━━━ Supplied information

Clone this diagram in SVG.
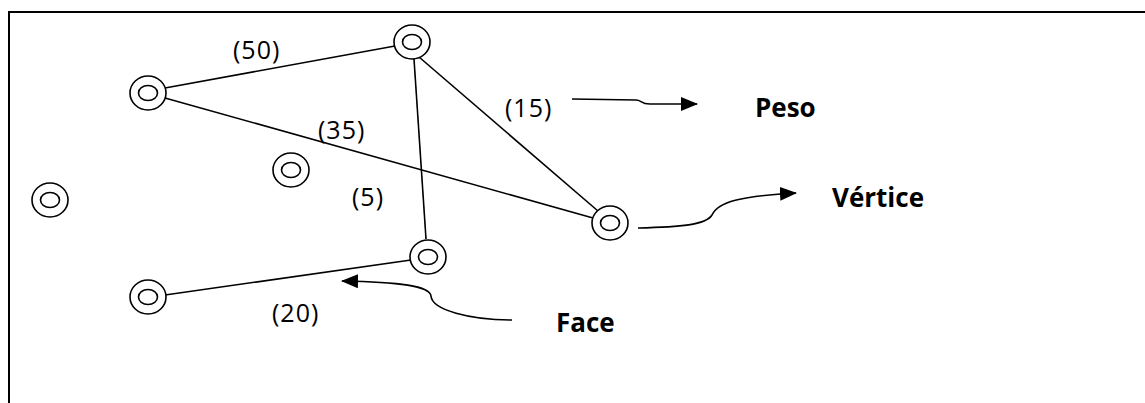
<svg xmlns="http://www.w3.org/2000/svg" width="1145" height="403" viewBox="0 0 1145 403">
  <style>
    .frame { fill: none; stroke: #000; stroke-width: 2; }
    .edge { fill: none; stroke: #000; stroke-width: 1.6; }
    .ring { fill: #fff; stroke: #000; stroke-width: 1.6; }
    .pointer { fill: none; stroke: #000; stroke-width: 1.6; }
    .w { font-family: "Open Sans", "Liberation Sans", sans-serif; font-size: 25px; letter-spacing: 1px; fill: #000; }
    .lbl { font-family: "Open Sans", "Liberation Sans", sans-serif; font-size: 26px; font-weight: bold; fill: #000; }
  </style>
  <defs>
    <marker id="head" viewBox="0 0 17 14" refX="16" refY="7" markerWidth="17" markerHeight="14" markerUnits="userSpaceOnUse" orient="auto">
      <path d="M0,0 L17,7 L0,14 Z" fill="#000"/>
    </marker>
    <g id="vertex">
      <ellipse class="ring" cx="0" cy="0" rx="18" ry="17"/>
      <ellipse class="ring" cx="0" cy="0" rx="9.5" ry="7.5"/>
    </g>
  </defs>

  <rect width="1145" height="403" fill="#fff"/>
  <!-- page frame: top and left rules only -->
  <path class="frame" d="M9,403 V12 H1145"/>

  <!-- graph edges -->
  <g id="edges">
    <line class="edge" x1="165" y1="88" x2="395" y2="46"/>
    <line class="edge" x1="165" y1="98" x2="593" y2="218"/>
    <line class="edge" x1="419" y1="57" x2="598" y2="211"/>
    <line class="edge" x1="414" y1="59" x2="426" y2="239"/>
    <line class="edge" x1="165" y1="295" x2="411" y2="260"/>
  </g>

  <!-- annotation pointers -->
  <g id="pointers">
    <path class="pointer" d="M572,99 L636,100 C642,100 640,104 650,104 L697,104" marker-end="url(#head)"/>
    <path class="pointer" d="M638,228 C680,227 706,225 712,215 C718,202 740,196 796,193" marker-end="url(#head)"/>
    <path class="pointer" d="M512,320 C470,320 432,310 431,296 C430,286 400,282 342,281" marker-end="url(#head)"/>
  </g>

  <!-- vertices -->
  <g id="v1"><use href="#vertex" x="148" y="93"/></g>
  <g id="v2"><use href="#vertex" x="412" y="42"/></g>
  <g id="v3"><use href="#vertex" x="610" y="223"/></g>
  <g id="v4"><use href="#vertex" x="428" y="257"/></g>
  <g id="v5"><use href="#vertex" x="148" y="297"/></g>
  <g id="v6"><use href="#vertex" x="291" y="170"/></g>
  <g id="v7"><use href="#vertex" x="50" y="200"/></g>

  <!-- edge weights -->
  <g id="weights">
    <text class="w" x="233" y="59">(50)</text>
    <text class="w" x="318" y="139">(35)</text>
    <text class="w" x="505" y="117">(15)</text>
    <text class="w" x="352" y="206">(5)</text>
    <text class="w" x="272" y="322">(20)</text>
  </g>

  <!-- callout labels -->
  <g id="labels">
    <text class="lbl" x="755" y="117">Peso</text>
    <text class="lbl" x="832" y="207">Vértice</text>
    <text class="lbl" x="556" y="332">Face</text>
  </g>
</svg>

━━━━━━

*Problem to work on*. Retype the listing exactly. Pictures do not belong in the copy.

*Response for this exercise*.
Clone this diagram in SVG.
<svg xmlns="http://www.w3.org/2000/svg" width="1145" height="403" viewBox="0 0 1145 403">
  <style>
    .frame { fill: none; stroke: #000; stroke-width: 2; }
    .edge { fill: none; stroke: #000; stroke-width: 1.6; }
    .ring { fill: #fff; stroke: #000; stroke-width: 1.6; }
    .pointer { fill: none; stroke: #000; stroke-width: 1.6; }
    .w { font-family: "Open Sans", "Liberation Sans", sans-serif; font-size: 25px; letter-spacing: 1px; fill: #000; }
    .lbl { font-family: "Open Sans", "Liberation Sans", sans-serif; font-size: 26px; font-weight: bold; fill: #000; }
  </style>
  <defs>
    <marker id="head" viewBox="0 0 17 14" refX="16" refY="7" markerWidth="17" markerHeight="14" markerUnits="userSpaceOnUse" orient="auto">
      <path d="M0,0 L17,7 L0,14 Z" fill="#000"/>
    </marker>
    <g id="vertex">
      <ellipse class="ring" cx="0" cy="0" rx="18" ry="17"/>
      <ellipse class="ring" cx="0" cy="0" rx="9.5" ry="7.5"/>
    </g>
  </defs>

  <rect width="1145" height="403" fill="#fff"/>
  <!-- page frame: top and left rules only -->
  <path class="frame" d="M9,403 V12 H1145"/>

  <!-- graph edges -->
  <g id="edges">
    <line class="edge" x1="165" y1="88" x2="395" y2="46"/>
    <line class="edge" x1="165" y1="98" x2="593" y2="218"/>
    <line class="edge" x1="419" y1="57" x2="598" y2="211"/>
    <line class="edge" x1="414" y1="59" x2="426" y2="239"/>
    <line class="edge" x1="165" y1="295" x2="411" y2="260"/>
  </g>

  <!-- annotation pointers -->
  <g id="pointers">
    <path class="pointer" d="M572,99 L636,100 C642,100 640,104 650,104 L697,104" marker-end="url(#head)"/>
    <path class="pointer" d="M638,228 C680,227 706,225 712,215 C718,202 740,196 796,193" marker-end="url(#head)"/>
    <path class="pointer" d="M512,320 C470,320 432,310 431,296 C430,286 400,282 342,281" marker-end="url(#head)"/>
  </g>

  <!-- vertices -->
  <g id="v1"><use href="#vertex" x="148" y="93"/></g>
  <g id="v2"><use href="#vertex" x="412" y="42"/></g>
  <g id="v3"><use href="#vertex" x="610" y="223"/></g>
  <g id="v4"><use href="#vertex" x="428" y="257"/></g>
  <g id="v5"><use href="#vertex" x="148" y="297"/></g>
  <g id="v6"><use href="#vertex" x="291" y="170"/></g>
  <g id="v7"><use href="#vertex" x="50" y="200"/></g>

  <!-- edge weights -->
  <g id="weights">
    <text class="w" x="233" y="59">(50)</text>
    <text class="w" x="318" y="139">(35)</text>
    <text class="w" x="505" y="117">(15)</text>
    <text class="w" x="352" y="206">(5)</text>
    <text class="w" x="272" y="322">(20)</text>
  </g>

  <!-- callout labels -->
  <g id="labels">
    <text class="lbl" x="755" y="117">Peso</text>
    <text class="lbl" x="832" y="207">Vértice</text>
    <text class="lbl" x="556" y="332">Face</text>
  </g>
</svg>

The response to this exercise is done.